The Truth Behind Gangnam Style

March 22, 2013

Posted By: Bozemama

Last night we had one of those awkward family moments that none of us will soon forget. I’m pretty sure I handled it poorly.

WARNING: This content may not actually be appropriate for most readers.

So, Charlie and I were chilling and chatting while making dinner in the kitchen when he starts to bust it out Gangnam Style. “I like those moves, my man,” I tell him, breaking into a little giddy-up of my own.

“Yeah, they’re good moves,” he agrees, still shakin’ it Gangnam. “You know what they mean, right Mama?”

“No, buddy, I don’t think so,” I pant, swinging my legs side to side. “What do they mean?”

“Well,” he gives me a quick look – which I realize in hindsight is the curious cocktail of mischief and mirth with a twist of daring that one might wear before jumping off a cliff – and announces to me this:

“It means you are sticking your weiner in someone’s mouth. It’s called ‘teabagging.’”

Um. WHAT?!?!

Suddenly, the world stops; the room is spinning and I can’t get purchase on reality. I think I just heard my precious nine-year-old use “teabag,” as a verb, but I can’t be sure. There were so many other scary words in there too.

How did this happen? This is a little guy who still thinks the word “sexy” is naughty and who blushes during the kissing scenes. And, come to think of it, when and how has he ever watched the Gangnam Style video? Is this the end of the innocence?

Or maybe I am being Punk’d. Do people still get Punk’d? Ashton Kutcher is nowhere in sight, so I turn desperately to my sage and steadfast 13-year-old Hermione, for some kind of enlightenment, but she looks just as dumbstruck.

For the first time in my life, I think EVER: I. Am. Speechless.

Charlie has never seen me like this and is suddenly very aware of the surreal effect that his little dispatch is having on his sister and me. His cheeks warm and he stammers in protest, “What, Mama?! Everybody knows that!”

“What? Who is everybody ?! And where did you learn this information?” I finally manage to ask, trying not to shame him or freak out.

“At school,” he says. And I suddenly have a vivid yet fantastically inappropriate visual of Charlie’s lovely teacher standing at the blackboard with one of those pointer thingies explaining to a group of rapt 4th graders about teabagging. Help.

“Our tax dollars hard at work,” Hermione finally chimes in after recovering herself.

I am so stunned and disoriented that – for a moment – I wonder if I should take a minute to tell my son that his schoolyard “experts” are actually misinformed. Where is Charlie’s dad when I need him?

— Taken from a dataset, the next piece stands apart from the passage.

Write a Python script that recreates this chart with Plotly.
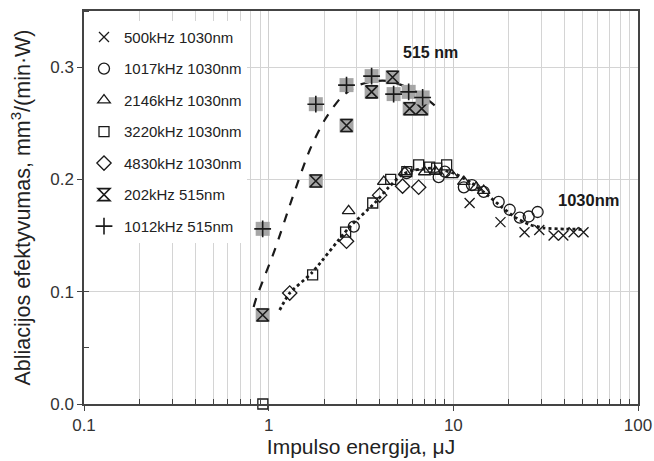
import plotly.graph_objects as go
import numpy as np

# ---- data ----
x_500 = [12.25, 18.0, 24.3, 29.2, 34.9, 39.4, 44.8, 50.7]
y_500 = [0.179, 0.162, 0.153, 0.155, 0.150, 0.150, 0.153, 0.153]

x_1017 = [2.89, 5.58, 8.33, 9.0, 11.4, 12.6, 14.6, 17.6, 20.2, 22.9, 25.6, 28.6]
y_1017 = [0.158, 0.2057, 0.202, 0.207, 0.193, 0.195, 0.189, 0.180, 0.173, 0.166, 0.167, 0.171]

x_2146 = [2.71, 4.20, 5.45, 7.0, 8.0, 9.8, 11.4, 13.3, 14.6]
y_2146 = [0.172, 0.198, 0.2066, 0.2066, 0.207, 0.204, 0.198, 0.193, 0.190]

x_3220 = [0.93, 1.73, 2.61, 3.66, 4.58, 5.6, 6.49, 7.44, 8.12, 9.2]
y_3220 = [0.0, 0.115, 0.153, 0.179, 0.200, 0.207, 0.213, 0.211, 0.210, 0.213]

x_4830 = [1.30, 2.64, 3.99, 5.31, 6.49]
y_4830 = [0.0988, 0.145, 0.186, 0.194, 0.193]

x_202 = [0.928, 1.80, 2.64, 3.61, 4.69, 5.80, 6.74]
y_202 = [0.0793, 0.1986, 0.248, 0.278, 0.291, 0.263, 0.263]

x_1012 = [0.928, 1.80, 2.64, 3.61, 4.75, 5.73, 6.82]
y_1012 = [0.156, 0.267, 0.284, 0.292, 0.276, 0.278, 0.273]

# trend lines
x_tr515 = [0.829, 0.861, 1.078, 1.332, 1.667, 2.01, 2.48, 3.07, 3.75, 4.47, 5.25, 6.49, 7.92]
y_tr515 = [0.0864, 0.0953, 0.137, 0.1817, 0.226, 0.2529, 0.2734, 0.284, 0.2876, 0.2876, 0.284, 0.277, 0.266]

x_tr1030 = [1.147, 1.30, 1.71, 2.71, 3.75, 4.47, 5.25, 6.17, 7.92, 10.2, 12.56, 15.5, 18.3, 21.5, 25.6, 31.2, 40.1, 51.4]
y_tr1030 = [0.0837, 0.0988, 0.1167, 0.1567, 0.179, 0.193, 0.204, 0.2084, 0.210, 0.205, 0.1968, 0.1853, 0.1754, 0.1665, 0.1600, 0.1567, 0.1558, 0.1555]

x_ticks = [0.1, 1, 10, 100]
x_ticklabels = ["0.1", "1", "10", "100"]
y_ticks = [0.0, 0.1, 0.2, 0.3]
y_ticklabels = ["0.0", "0.1", "0.2", "0.3"]

FONT = "Arial, Liberation Sans, sans-serif"
BLK = "#1a1a1a"
GRAY_BOX = "#a6a6a6"

fig = go.Figure()

fig.add_trace(go.Scatter(x=x_tr515, y=y_tr515, mode="lines",
                         line=dict(color=BLK, width=2.2, dash="dash", shape="spline", smoothing=0.7),
                         showlegend=False, hoverinfo="skip"))
fig.add_trace(go.Scatter(x=x_tr1030, y=y_tr1030, mode="lines",
                         line=dict(color=BLK, width=2.8, dash="dot", shape="spline", smoothing=0.6),
                         showlegend=False, hoverinfo="skip"))


def add_open(x, y, name, symbol, size=10):
    fig.add_trace(go.Scatter(x=x, y=y, mode="markers", name=name, legendgroup=name, cliponaxis=False,
                             marker=dict(symbol=symbol, size=size, color=BLK,
                                         line=dict(color=BLK, width=1.3))))


add_open(x_500, y_500, "500kHz 1030nm", "x-thin-open", 10)
add_open(x_1017, y_1017, "1017kHz 1030nm", "circle-open", 11)
add_open(x_2146, y_2146, "2146kHz 1030nm", "triangle-up-open", 11)
add_open(x_3220, y_3220, "3220kHz 1030nm", "square-open", 10)
add_open(x_4830, y_4830, "4830kHz 1030nm", "diamond-open", 11)

# 515 nm series: grey square background + black symbol
for xs, ys, name, sym in [(x_202, y_202, "202kHz 515nm", "hourglass-open"),
                          (x_1012, y_1012, "1012kHz 515nm", "cross-thin-open")]:
    fig.add_trace(go.Scatter(x=xs, y=ys, mode="markers", showlegend=False, hoverinfo="skip",
                             legendgroup=name,
                             marker=dict(symbol="square", size=14, color=GRAY_BOX, line=dict(width=0))))
    fig.add_trace(go.Scatter(x=xs, y=ys, mode="markers", name=name, legendgroup=name,
                             marker=dict(symbol=sym, size=12, color=BLK, line=dict(color=BLK, width=1.6))))

fig.add_annotation(x=np.log10(7.5), y=0.3126, text="<b>515 nm</b>", showarrow=False,
                   font=dict(family=FONT, size=16, color=BLK))
fig.add_annotation(x=np.log10(54.0), y=0.1817, text="<b>1030nm</b>", showarrow=False,
                   font=dict(family=FONT, size=16.5, color=BLK))

fig.update_layout(
    width=654, height=461,
    margin=dict(l=84, r=16, t=11, b=57, autoexpand=False),
    paper_bgcolor="white", plot_bgcolor="white",
    font=dict(family=FONT, color="#222"),
    legend=dict(x=0.0, y=0.975, xanchor="left", yanchor="top", bgcolor="white",
                font=dict(family=FONT, size=15, color="#222"), tracegroupgap=9,
                itemwidth=30),
    showlegend=True,
)

minor_x = []
for d in [0.1, 1, 10]:
    minor_x += [d * k for k in range(2, 10)]

fig.update_xaxes(type="log", range=[-1, 2], tickvals=x_ticks, ticktext=x_ticklabels,
                 automargin=False,
                 showgrid=True, gridcolor="#cfcfcf", gridwidth=1,
                 ticks="outside", ticklen=5, tickcolor="#444",
                 showline=True, linecolor="#444", linewidth=1.5, mirror=True,
                 tickfont=dict(family=FONT, size=17, color="#333"),
                 minor=dict(tickvals=minor_x, showgrid=True, gridcolor="#d4d4d4", gridwidth=1,
                            ticks="inside", ticklen=5, tickcolor="#444"),
                 title=dict(text="Impulso energija, μJ", font=dict(family=FONT, size=21, color="#222"), standoff=4),
                 zeroline=False)
fig.update_yaxes(range=[0, 0.35], tickvals=y_ticks, ticktext=y_ticklabels,
                 automargin=False,
                 showgrid=True, gridcolor="#d4d4d4", gridwidth=1,
                 ticks="outside", ticklen=5, tickcolor="#444",
                 showline=True, linecolor="#444", linewidth=1.5, mirror=True,
                 tickfont=dict(family=FONT, size=17, color="#333"),
                 minor=dict(dtick=0.05, ticks="inside", ticklen=5, tickcolor="#444", showgrid=False),
                 title=dict(text="Abliacijos efektyvumas, mm<sup>3</sup>/(min·W)",
                            font=dict(family=FONT, size=21.5, color="#222"), standoff=14),
                 zeroline=False)

fig.write_html("out.html")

I am reeling, duking it out with myself internally. Part of me is the scatological sister to four brothers who is totally unfazed by this kind of talk; another part is the mother hen wracked with anguish over what kind of effect this information has on her baby; the weirdest part is the concerned coach who wonders if this calls for some kind of detailed birds and bees discussion or family symposium of some kind. It is the first day of spring, after all.

Sheesh. In the end, Charlie’s dad comes in and I can’t help but ask Charlie to share the Gangnam news bomb with him too. His reaction is priceless and we share one of those long, intense holy-crap-I-won’t-laugh-if-you-won’t eye meetings that keep us from imploding outright.

Wisely, I think, we drop the subject in favor of more appropriate dinner conversation, like whether women should trim their nose hair. Now that the shock has worn off, I am able to step back and get some perspective: I guess Charlie’s dad and I should consider ourselves lucky that our son feels comfortable enough to discuss these kinds of topics with us so openly and – perhaps more importantly – that we get to indulge in the absurd comic relief that can only come from being a parent.